Russia's digital asset extration industry has grown rapidly. Data from Luxor Technology shows the nation now accounts for roughly 16% of global Bitcoin hashrate, second only to the United States (30%).

  • 55,000 BTC mined in 2023

  • 35,000 BTC mined in 2024 (decline due to Bitcoin halving)

  • Mining revenue estimated at ~$12.9 million per day

  • Over $1.3 billion invested in data centers, electricity infrastructure, and extraction hardware

Leaders say Russia’s hashing industry is now so large that it must be treated as a national export sector, with direct influence on the FX market, industrial power demand, and cross-border cryptocurrency trade.

Once Skeptic, Now Approaching: Russia Eyes Full Crypto-Integration by 2026

The Bank of Russia, once strictly anti-crypto, now indicates it is ready to: 

  • Allow banks to work with cryptocurrencies

  • Enable funds to invest in digital asset derivatives

  • Expand investor access through a new crypto-legislation package in 2026

On the other hand, Russian companies have increasingly turned to Bitcoin and stablecoins for cross-border payments, using cryptocurrency's rails to import goods and bypass Western financial restrictions.
According to officials, billions of dollars in cross-border crypto trade have already taken place. Russia’s central bank and Finance Ministry recent agreement to legalize crypto for foreign economic activity, played an important role in growing momentum.

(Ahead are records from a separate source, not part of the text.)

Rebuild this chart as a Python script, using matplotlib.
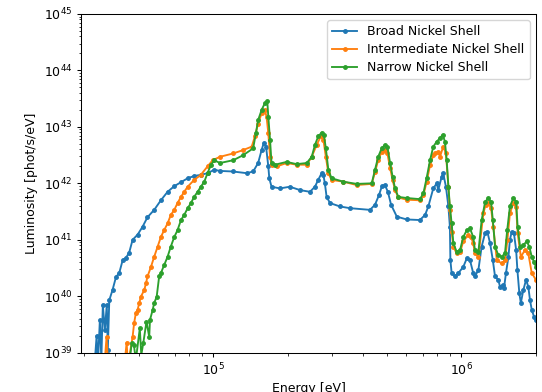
import numpy as np
import matplotlib
matplotlib.use('Agg')
from matplotlib import pyplot as plt

# log10 of energy [eV] and luminosity [phot/s/eV]
broad_logE = [4.523, 4.530, 4.535, 4.543, 4.549, 4.555, 4.563, 4.571, 4.575, 4.581,
              4.594, 4.608, 4.621, 4.635, 4.648, 4.661, 4.675, 4.695, 4.715, 4.735,
              4.762, 4.789, 4.816, 4.843, 4.870, 4.897, 4.923, 4.950, 4.977, 5.004,
              5.027, 5.079, 5.135, 5.161, 5.181, 5.195, 5.204, 5.213, 5.222, 5.226,
              5.235, 5.269, 5.309, 5.350, 5.390, 5.410, 5.423, 5.437, 5.444, 5.450,
              5.457, 5.471, 5.511, 5.551, 5.632, 5.652, 5.668, 5.680, 5.692, 5.704,
              5.717, 5.740, 5.780, 5.833, 5.854, 5.867, 5.887, 5.901, 5.907, 5.921,
              5.927, 5.938, 5.948, 5.954, 5.956, 5.961, 5.975, 5.988, 6.008, 6.022,
              6.035, 6.048, 6.055, 6.069, 6.082, 6.096, 6.105, 6.116, 6.127, 6.136,
              6.149, 6.156, 6.167, 6.172, 6.180, 6.190, 6.196, 6.203, 6.212, 6.221,
              6.226, 6.234, 6.240, 6.250, 6.261, 6.270, 6.277, 6.284, 6.293, 6.301,
              6.317]
broad_logL = [38.87, 39.30, 38.78, 39.58, 38.87, 39.85, 39.40, 39.85, 39.05, 39.93,
              40.11, 40.34, 40.41, 40.64, 40.68, 40.77, 41.00, 41.09, 41.23, 41.40,
              41.53, 41.70, 41.85, 41.95, 42.02, 42.09, 42.13, 42.15, 42.18, 42.24,
              42.22, 42.21, 42.18, 42.21, 42.36, 42.59, 42.72, 42.65, 42.30, 42.09,
              41.94, 41.91, 41.94, 41.88, 41.85, 41.94, 42.06, 42.18, 42.15, 42.00,
              41.76, 41.65, 41.59, 41.56, 41.53, 41.62, 41.79, 41.95, 41.97, 41.85,
              41.62, 41.41, 41.36, 41.35, 41.44, 41.59, 41.91, 42.00, 41.88, 42.12,
              42.18, 41.94, 41.59, 41.23, 40.64, 40.41, 40.35, 40.41, 40.52, 40.67,
              40.64, 40.41, 40.35, 40.47, 40.88, 41.12, 41.14, 40.94, 40.64, 40.35,
              40.29, 40.17, 40.20, 40.14, 40.41, 40.70, 41.00, 41.14, 41.12, 40.82,
              40.47, 40.05, 39.88, 40.11, 40.29, 40.17, 39.93, 39.76, 39.64, 39.58,
              39.61]

inter_logE = [4.563, 4.570, 4.575, 4.644, 4.651, 4.656, 4.675, 4.681, 4.688, 4.695,
              4.702, 4.708, 4.722, 4.729, 4.735, 4.749, 4.762, 4.776, 4.789, 4.802,
              4.816, 4.829, 4.843, 4.856, 4.870, 4.883, 4.897, 4.923, 4.950, 4.977,
              4.998, 5.027, 5.081, 5.121, 5.155, 5.168, 5.181, 5.195, 5.208, 5.215,
              5.222, 5.229, 5.235, 5.256, 5.296, 5.336, 5.377, 5.397, 5.417, 5.433,
              5.444, 5.454, 5.464, 5.477, 5.524, 5.578, 5.639, 5.652, 5.665, 5.679,
              5.692, 5.702, 5.713, 5.723, 5.733, 5.746, 5.780, 5.833, 5.847, 5.860,
              5.874, 5.887, 5.894, 5.907, 5.914, 5.927, 5.938, 5.948, 5.954, 5.961,
              5.968, 5.981, 5.995, 6.008, 6.028, 6.039, 6.048, 6.055, 6.069, 6.089,
              6.098, 6.109, 6.120, 6.129, 6.143, 6.163, 6.176, 6.186, 6.196, 6.210,
              6.221, 6.227, 6.240, 6.257, 6.270, 6.284, 6.301]
inter_logL = [38.87, 39.28, 38.87, 38.87, 39.18, 38.78, 39.28, 39.52, 39.70, 39.76,
              39.88, 39.99, 40.11, 40.23, 40.35, 40.52, 40.70, 40.88, 41.05, 41.17,
              41.29, 41.44, 41.53, 41.65, 41.76, 41.85, 41.94, 42.06, 42.15, 42.30,
              42.41, 42.47, 42.53, 42.59, 42.65, 42.83, 43.06, 43.24, 43.30, 43.18,
              42.89, 42.47, 42.33, 42.30, 42.36, 42.33, 42.33, 42.47, 42.68, 42.83,
              42.77, 42.47, 42.18, 42.06, 42.03, 41.97, 41.99, 42.20, 42.41, 42.56,
              42.59, 42.53, 42.27, 42.06, 41.88, 41.75, 41.71, 41.70, 41.79, 42.02,
              42.32, 42.50, 42.53, 42.56, 42.47, 42.65, 42.53, 41.94, 41.53, 41.14,
              40.88, 40.76, 40.78, 40.97, 41.09, 41.05, 40.94, 40.76, 40.70, 41.47,
              41.62, 41.65, 41.56, 41.23, 40.64, 40.58, 40.64, 41.00, 41.47, 41.65,
              41.58, 41.12, 40.70, 40.82, 40.76, 40.41, 40.29]

narrow_logE = [4.664, 4.671, 4.680, 4.688, 4.704, 4.710, 4.718, 4.731, 4.742, 4.745,
               4.756, 4.762, 4.772, 4.782, 4.789, 4.802, 4.816, 4.829, 4.843, 4.856,
               4.870, 4.883, 4.897, 4.910, 4.923, 4.937, 4.950, 4.964, 4.977, 4.991,
               5.004, 5.027, 5.081, 5.121, 5.161, 5.172, 5.181, 5.195, 5.208, 5.218,
               5.222, 5.229, 5.235, 5.249, 5.296, 5.336, 5.377, 5.397, 5.410, 5.423,
               5.437, 5.446, 5.454, 5.464, 5.477, 5.524, 5.578, 5.639, 5.652, 5.665,
               5.679, 5.692, 5.702, 5.713, 5.723, 5.733, 5.746, 5.780, 5.833, 5.847,
               5.860, 5.874, 5.887, 5.901, 5.914, 5.925, 5.934, 5.941, 5.948, 5.954,
               5.961, 5.968, 5.981, 5.995, 6.008, 6.022, 6.035, 6.048, 6.055, 6.069,
               6.082, 6.096, 6.109, 6.120, 6.127, 6.136, 6.149, 6.163, 6.176, 6.185,
               6.196, 6.210, 6.221, 6.227, 6.237, 6.250, 6.264, 6.274, 6.284, 6.293,
               6.301]
narrow_logL = [38.87, 39.17, 39.14, 38.87, 39.43, 38.96, 39.17, 39.55, 39.28, 39.58,
               39.76, 39.88, 39.99, 40.35, 40.41, 40.55, 40.70, 40.88, 41.05, 41.17,
               41.35, 41.44, 41.56, 41.65, 41.76, 41.85, 41.94, 42.03, 42.18, 42.33,
               42.41, 42.36, 42.41, 42.50, 42.62, 42.89, 43.12, 43.30, 43.42, 43.45,
               43.18, 42.77, 42.36, 42.33, 42.38, 42.34, 42.36, 42.47, 42.68, 42.83,
               42.90, 42.86, 42.62, 42.24, 42.09, 42.03, 41.99, 42.00, 42.24, 42.47,
               42.62, 42.68, 42.65, 42.36, 42.12, 41.91, 41.76, 41.74, 41.72, 41.82,
               42.09, 42.41, 42.65, 42.74, 42.80, 42.86, 42.74, 42.41, 41.94, 41.59,
               41.29, 40.94, 40.79, 40.82, 41.05, 41.17, 41.20, 41.05, 40.82, 40.79,
               41.35, 41.67, 41.74, 41.67, 41.35, 40.88, 40.73, 40.70, 40.76, 41.17,
               41.59, 41.74, 41.67, 41.23, 40.88, 40.91, 40.97, 40.88, 40.70, 40.61,
               40.52]

labels = ['Broad Nickel Shell', 'Intermediate Nickel Shell', 'Narrow Nickel Shell']
series = [(broad_logE, broad_logL), (inter_logE, inter_logL), (narrow_logE, narrow_logL)]

# reference looks like a default 640x480 figure shrunk to ~92%
plt.rcParams['font.size'] = 9
plt.rcParams['axes.linewidth'] = 0.75
for a in ('xtick', 'ytick'):
    plt.rcParams[a + '.major.size'] = 3.2
    plt.rcParams[a + '.minor.size'] = 1.8
    plt.rcParams[a + '.major.pad'] = 3.0
    plt.rcParams[a + '.major.width'] = 0.75
    plt.rcParams[a + '.minor.width'] = 0.55

fig = plt.figure(figsize=(5.42, 3.92), dpi=100)
ax = fig.add_axes([0.1494, 0.1003, 0.8395, 0.8640])

for (le, ll), lab in zip(series, labels):
    ax.plot(10**np.array(le), 10**np.array(ll), marker='.', markersize=5,
            linewidth=1.35, label=lab)

ax.set_xscale('log')
ax.set_yscale('log')
ax.set_xlim(2.93e4, 2.0e6)
ax.set_ylim(1e39, 1e45)
ax.set_xlabel('Energy [eV]', labelpad=3)
ax.set_ylabel('Luminosity [phot/s/eV]')
ax.legend(loc='upper right', labelspacing=0.4)

fig.savefig('out.png', dpi=100)
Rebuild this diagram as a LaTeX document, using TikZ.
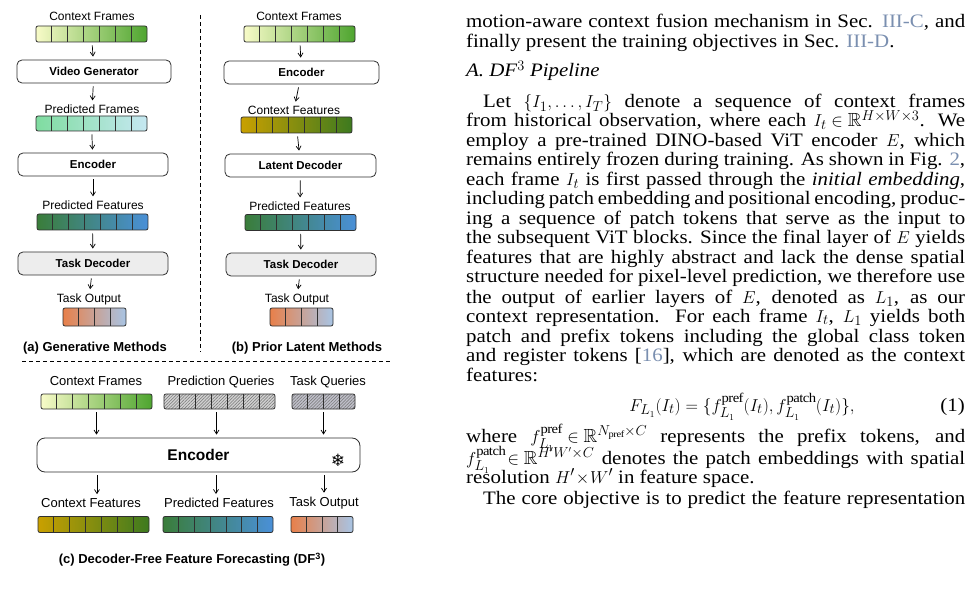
\documentclass[tikz,border=0pt]{standalone}
\usepackage{amssymb}
\usepackage{fontspec}
\setmainfont[FakeStretch=1.1]{Liberation Serif}
\newfontfamily\arialf{Liberation Sans}
\newfontfamily\djv{DejaVu Sans}
\usetikzlibrary{arrows.meta,calc,patterns.meta}
\definecolor{lnk}{HTML}{7A8FB0}
\definecolor{cfL}{HTML}{F8FBC8}\definecolor{cfR}{HTML}{4EA52F}
\definecolor{pfL}{HTML}{7FDCA0}\definecolor{pfR}{HTML}{C6E8F2}
\definecolor{peL}{HTML}{3A7D3A}\definecolor{peR}{HTML}{4A90D8}
\definecolor{ceL}{HTML}{C9A000}\definecolor{ceR}{HTML}{3D7A1F}
\definecolor{toL}{HTML}{E8804A}\definecolor{toR}{HTML}{A8C4E4}
\definecolor{edge}{HTML}{303030}
\newcommand{\cells}[2]{\foreach \i in {1,...,#2}{\pgfmathsetmacro\f{\i/(#2+1)}
  \draw[edge,line width=0.7pt] ($(#1.north west)!\f!(#1.north east)$) -- ($(#1.south west)!\f!(#1.south east)$);}}
\newcommand{\fixmath}{\thickmuskip=5mu\relax\medmuskip=4mu\relax}
\tikzset{
  bar/.style={draw=edge,line width=0.8pt,rounded corners=2pt,minimum height=16pt,inner sep=0pt},
  box/.style={draw=edge,line width=0.8pt,rounded corners=5pt,fill=white,minimum height=23pt,inner sep=0pt,font=\arialf\bfseries\fontsize{11.5}{13}\selectfont},
  lab/.style={font=\arialf\fontsize{12}{13}\selectfont,inner sep=1pt},
  labc/.style={font=\arialf\fontsize{13}{15}\selectfont,inner sep=1pt},
  captxt/.style={font=\arialf\bfseries\fontsize{13}{15}\selectfont,inner sep=1pt},
  arr/.style={-{Straight Barb[length=4pt,width=5pt]},line width=0.7pt,shorten <=3pt,shorten >=3pt},
  txt/.style={anchor=base west,inner sep=0pt,font=\fontsize{19}{19.5}\selectfont\fixmath},
  hatch/.style={preaction={fill=#1},pattern={Lines[angle=45,distance=2.2pt,line width=0.5pt]},pattern color=black!55}
}
\begin{document}
\begin{tikzpicture}[x=1pt,y=-1pt]
\useasboundingbox (0,0) rectangle (973,593);
\fill[white] (0,0) rectangle (973,593);
% ---------- panel a
\node[lab] (la1) at (92,16) {Context Frames};
\node[bar,minimum width=111pt,left color=cfL,right color=cfR] (cfa) at (91.5,34) {};\cells{cfa}{6}
\node[box,minimum width=154pt] (vg) at (94,71.5) {Video Generator};
\node[lab] (la2) at (92,109) {Predicted Frames};
\node[bar,minimum width=111pt,minimum height=15pt,left color=pfL,right color=pfR] (pfa) at (91.5,123.5) {};\cells{pfa}{6}
\node[box,minimum width=150pt] (enca) at (93,164.5) {Encoder};
\node[lab] (la3) at (93,205) {Predicted Features};
\node[bar,minimum width=111pt,left color=peL,right color=peR] (pea) at (92.5,222) {};\cells{pea}{6}
\node[box,minimum width=150pt,fill=black!7] (tda) at (93,263.5) {Task Decoder};
\node[lab] (la4) at (89,299) {Task Output};
\node[bar,minimum width=63pt,minimum height=18pt,left color=toL,right color=toR] (toa) at (94.5,317) {};\cells{toa}{3}
\node[captxt] (capa) at (95,348) {(a) Generative Methods};
\draw[arr] (cfa) -- (vg);
\draw[arr] (vg) -- (la2);
\draw[arr] (pfa) -- (enca);
\draw[arr] (enca) -- (la3);
\draw[arr] (pea) -- (tda);
\draw[arr] (tda) -- (la4);
% ---------- panel b
\node[lab] (lb1) at (299,16) {Context Frames};
\node[bar,minimum width=111pt,left color=cfL,right color=cfR] (cfb) at (299.5,34) {};\cells{cfb}{6}
\node[box,minimum width=155pt] (encb) at (301.5,72.5) {Encoder};
\node[lab] (lb2) at (294,110) {Context Features};
\node[bar,minimum width=111pt,left color=ceL,right color=ceR] (ceb) at (296.5,125) {};\cells{ceb}{6}
\node[box,minimum width=151pt] (ldb) at (300.5,165.5) {Latent Decoder};
\node[lab] (lb3) at (300,206) {Predicted Features};
\node[bar,minimum width=111pt,left color=peL,right color=peR] (peb) at (300.5,222.5) {};\cells{peb}{6}
\node[box,minimum width=150pt,fill=black!7] (tdb) at (301,264.5) {Task Decoder};
\node[lab] (lb4) at (297,299) {Task Output};
\node[bar,minimum width=63pt,minimum height=18pt,left color=toL,right color=toR] (tob) at (301.5,317) {};\cells{tob}{3}
\node[captxt] (capb) at (307,348) {(b) Prior Latent Methods};
\draw[arr] (cfb) -- (encb);
\draw[arr] (encb) -- (lb2);
\draw[arr] (ceb) -- (ldb);
\draw[arr] (ldb) -- (lb3);
\draw[arr] (peb) -- (tdb);
\draw[arr] (tdb) -- (lb4);
% dividers
\coordinate (v1) at (200,15);\coordinate (v2) at (200,352);
\coordinate (h1) at (22,361);\coordinate (h2) at (390,361);
\draw[line width=0.9pt,dash pattern=on 4pt off 3pt] (v1) -- (v2);
\draw[line width=0.9pt,dash pattern=on 4pt off 3pt] (h1) -- (h2);
% ---------- panel c
\node[labc] (lc1) at (96,381) {Context Frames};
\node[labc] (lc2) at (221,382) {Prediction Queries};
\node[labc] (lc3) at (328,382) {Task Queries};
\node[bar,minimum width=111pt,minimum height=15pt,left color=cfL,right color=cfR] (cfc) at (96.5,401.5) {};\cells{cfc}{6}
\node[bar,minimum width=111pt,minimum height=15pt,hatch=black!18] (pqc) at (219.5,401.5) {};\cells{pqc}{6}
\node[bar,minimum width=63pt,minimum height=15pt,hatch=blue!15!black!25] (tqc) at (323.5,401.5) {};\cells{tqc}{3}
\node[box,minimum width=323pt,minimum height=34pt,rounded corners=8pt,font=\arialf\bfseries\fontsize{15.5}{17}\selectfont] (encc) at (198.5,455) {Encoder};
\node[font=\djv\fontsize{17}{18}\selectfont,inner sep=0pt] (snow) at (338,460) {❄};
\node[labc] (lc4) at (91,503) {Context Features};
\node[labc] (lc5) at (219,503) {Predicted Features};
\node[labc] (lc6) at (324,503) {Task Output};
\node[bar,minimum width=111pt,left color=ceL,right color=ceR] (cec) at (93.5,524.5) {};\cells{cec}{6}
\node[bar,minimum width=110pt,left color=peL,right color=peR] (pec) at (218,524.5) {};\cells{pec}{6}
\node[bar,minimum width=62pt,left color=toL,right color=toR] (toc) at (322,524.5) {};\cells{toc}{3}
\node[captxt] (capc) at (192,560) {(c) Decoder-Free Feature Forecasting (DF\textsuperscript{3})};
\draw[arr] (cfc.south) -- (cfc.south |- encc.north);
\draw[arr] ([xshift=-3pt]pqc.south) -- ([xshift=-3pt]pqc.south |- encc.north);
\draw[arr] (tqc.south) -- (tqc.south |- encc.north);
\draw[arr] (encc.south -| 97,0) -- (lc4.north -| 97,0);
\draw[arr] (encc.south -| 216,0) -- (lc5.north -| 216,0);
\draw[arr] (encc.south -| 324,0) -- (lc6.north -| 324,0);
% ---------- right text column
\def\W{499pt}
\node[txt] (t1) at (466,28) {\makebox[\W][s]{motion-aware context fusion mechanism in Sec. \textcolor{lnk}{III-C}, and}};
\node[txt] (t2) at (466,48) {finally present the training objectives in Sec. \textcolor{lnk}{III-D}.};
\node[txt] (t3) at (466,77) {\textit{A. DF$^3$ Pipeline}};
\node[txt] (t4) at (483,108) {\makebox[482pt][s]{Let $\{I_1,\ldots,I_T\}$ denote a sequence of context frames}};
\node[txt] (t5) at (466,127) {\makebox[\W][s]{from historical observation, where each $I_t\in\mathbb{R}^{H\times W\times 3}$. We}};
\node[txt] (t6) at (466,147) {\makebox[\W][s]{employ a pre-trained DINO-based ViT encoder $E$, which}};
\node[txt] (t7) at (466,166) {\makebox[\W][s]{remains entirely frozen during training. As shown in Fig. \textcolor{lnk}{2},}};
\node[txt] (t8) at (466,186) {\makebox[\W][s]{each frame $I_t$ is first passed through the \textit{initial embedding},}};
\node[txt] (t9) at (466,205) {\makebox[\W][s]{including patch embedding and positional encoding, produc-}};
\node[txt] (t10) at (466,225) {\makebox[\W][s]{ing a sequence of patch tokens that serve as the input to}};
\node[txt] (t11) at (466,244) {\makebox[\W][s]{the subsequent ViT blocks. Since the final layer of $E$ yields}};
\node[txt] (t12) at (466,264) {\makebox[\W][s]{features that are highly abstract and lack the dense spatial}};
\node[txt] (t13) at (466,283) {\makebox[\W][s]{structure needed for pixel-level prediction, we therefore use}};
\node[txt] (t14) at (466,303) {\makebox[\W][s]{the output of earlier layers of $E$, denoted as $L_1$, as our}};
\node[txt] (t15) at (466,322) {\makebox[\W][s]{context representation. For each frame $I_t$, $L_1$ yields both}};
\node[txt] (t16) at (466,342) {\makebox[\W][s]{patch and prefix tokens including the global class token}};
\node[txt] (t17) at (466,361) {\makebox[\W][s]{and register tokens [\textcolor{lnk}{16}], which are denoted as the context}};
\node[txt] (t18) at (466,381) {features:};
\node[txt,anchor=base] (eq) at (742,411) {$F_{L_1}(I_t)=\{f^{\mathrm{pref}}_{L_1}(I_t),f^{\mathrm{patch}}_{L_1}(I_t)\},$};
\node[txt,anchor=base east] (eqn) at (965,411) {(1)};
\node[txt] (t19) at (466,442) {\makebox[\W][s]{where $f^{\mathrm{pref}}_{L_1}\in\mathbb{R}^{N_{\mathrm{pref}}\times C}$ represents the prefix tokens, and}};
\node[txt] (t20) at (466,464) {\makebox[\W][s]{$f^{\mathrm{patch}}_{L_1}\!\in\mathbb{R}^{H'W'\times C}$ denotes the patch embeddings with spatial}};
\node[txt] (t21) at (466,483) {resolution $H'\!\times\! W'$ in feature space.};
\node[txt] (t22) at (483,504) {\makebox[482pt][s]{The core objective is to predict the feature representation}};
\end{tikzpicture}
\end{document}
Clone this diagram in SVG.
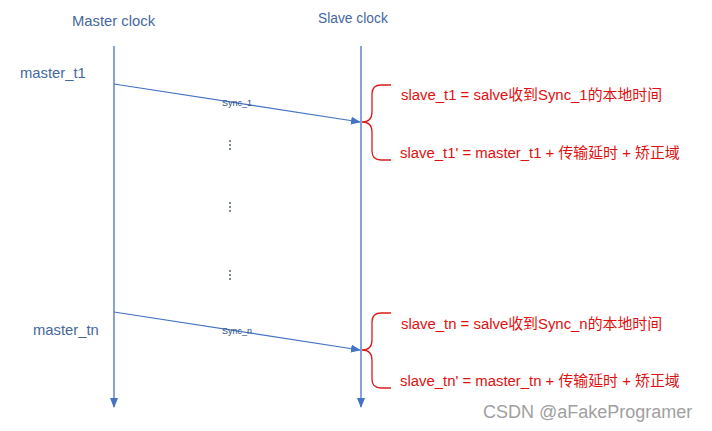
<svg xmlns="http://www.w3.org/2000/svg" width="712" height="431" viewBox="0 0 712 431">
<style>
.lane{stroke:#4472c4;stroke-width:1.3;fill:none}
.msg{stroke:#4472c4;stroke-width:1.2;fill:none}
.brace{stroke:#d81e1e;stroke-width:1.3;fill:none}
.hd{font-family:"Liberation Sans","Noto Sans",sans-serif;font-size:14.8px;fill:#44679e}
.lbl{font-family:"Liberation Sans","Noto Sans",sans-serif;font-size:9px;fill:#2f4f7f}
.red{font-family:"Liberation Sans","Noto Sans CJK SC",sans-serif;font-size:14.9px;fill:#e01010}
.dot{fill:#7f8c9c}
.wm{font-family:"Liberation Sans","Noto Sans",sans-serif;font-size:18px;fill:#a0a0a0}
</style>
<defs>
<marker id="ah" markerWidth="10" markerHeight="8" refX="9" refY="4" orient="auto" markerUnits="userSpaceOnUse">
<path d="M0,0 L10,4 L0,8 Z" fill="#4472c4"/>
</marker>
</defs>
<g id="master">
<text class="hd" x="72" y="26">Master clock</text>
<line class="lane" x1="114" y1="46" x2="114" y2="407" marker-end="url(#ah)"/>
</g>
<g id="slave">
<text class="hd" x="318" y="23" style="font-size:13.8px">Slave clock</text>
<line class="lane" x1="361" y1="46" x2="361" y2="407" marker-end="url(#ah)"/>
</g>
<g id="master_t1"><text class="hd" x="20" y="78">master_t1</text></g>
<g id="master_tn"><text class="hd" x="33" y="335">master_tn</text></g>
<g id="connectors">
<line class="msg" x1="114" y1="84" x2="360" y2="122" marker-end="url(#ah)"/>
<line class="msg" x1="114" y1="312" x2="360" y2="350" marker-end="url(#ah)"/>
</g>
<g id="sync1"><text class="lbl" x="222" y="106">Sync_1</text></g>
<g id="syncn"><text class="lbl" x="222" y="334">Sync_n</text></g>
<g id="dots">
<rect class="dot" x="229" y="140" width="2" height="2"/><rect class="dot" x="229" y="144" width="2" height="2"/><rect class="dot" x="229" y="148" width="2" height="2"/>
<rect class="dot" x="229" y="202" width="2" height="2"/><rect class="dot" x="229" y="206" width="2" height="2"/><rect class="dot" x="229" y="210" width="2" height="2"/>
<rect class="dot" x="229" y="270" width="2" height="2"/><rect class="dot" x="229" y="274" width="2" height="2"/><rect class="dot" x="229" y="278" width="2" height="2"/>
</g>
<g id="brace1">
<path class="brace" d="M391,85 L381,85 Q372,85 372,94 L372,112 Q372,122 362,122 Q372,122 372,132 L372,151 Q372,160 381,160 L391,160"/>
<text class="red" x="401" y="100">slave_t1 = salve收到Sync_1的本地时间</text>
<text class="red" x="400" y="158">slave_t1' = master_t1 + 传输延时 + 矫正域</text>
</g>
<g id="brace2">
<path class="brace" d="M391,313 L381,313 Q372,313 372,322 L372,340 Q372,350 362,350 Q372,350 372,360 L372,379 Q372,388 381,388 L391,388"/>
<text class="red" x="401" y="329">slave_tn = salve收到Sync_n的本地时间</text>
<text class="red" x="400" y="386">slave_tn' = master_tn + 传输延时 + 矫正域</text>
</g>
<g id="watermark"><text class="wm" x="483" y="418">CSDN @aFakeProgramer</text></g>
</svg>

This shift reflects a broader pivot in Russian economic policy, as traditional payment avenues continue to be closed off due to sanctions.

Officials say that as Bitcoin mining, digital coin payments, and blockchain exports grow, the country can no longer ignore the sector’s impact on the ruble exchange rate, energy markets, and national economic balance.

Mining Legalized — But Practical Challenges Still Remain

Russia legalized cryptomining last year, making it the country’s first fully regulated digital-asset business activity and the sector formal recognition with regulatory clarity.

However, fewer than one-third of miners have formally registered with tax authorities and much of the mined Bitcoin is believed to be sold on foreign exchanges. Policymakers are pushing for an amnesty program to bring unregistered miners into the legal system.

There are also energy-related pressures in certain regions. To protect local power grids, the government has temporarily banned mining activity in 10 energy-sensitive areas such as Dagestan and Chechnya. 

Operational challenges like infrastructure upgrades, rising competition, and the need for modern equipment remain part of the landscape, but they reflect a maturing mining environment rather than a hostile one. Overall, legalization has opened the door for long-term industry growth, even as Russia works to balance regulation, energy stability, and evolving market conditions.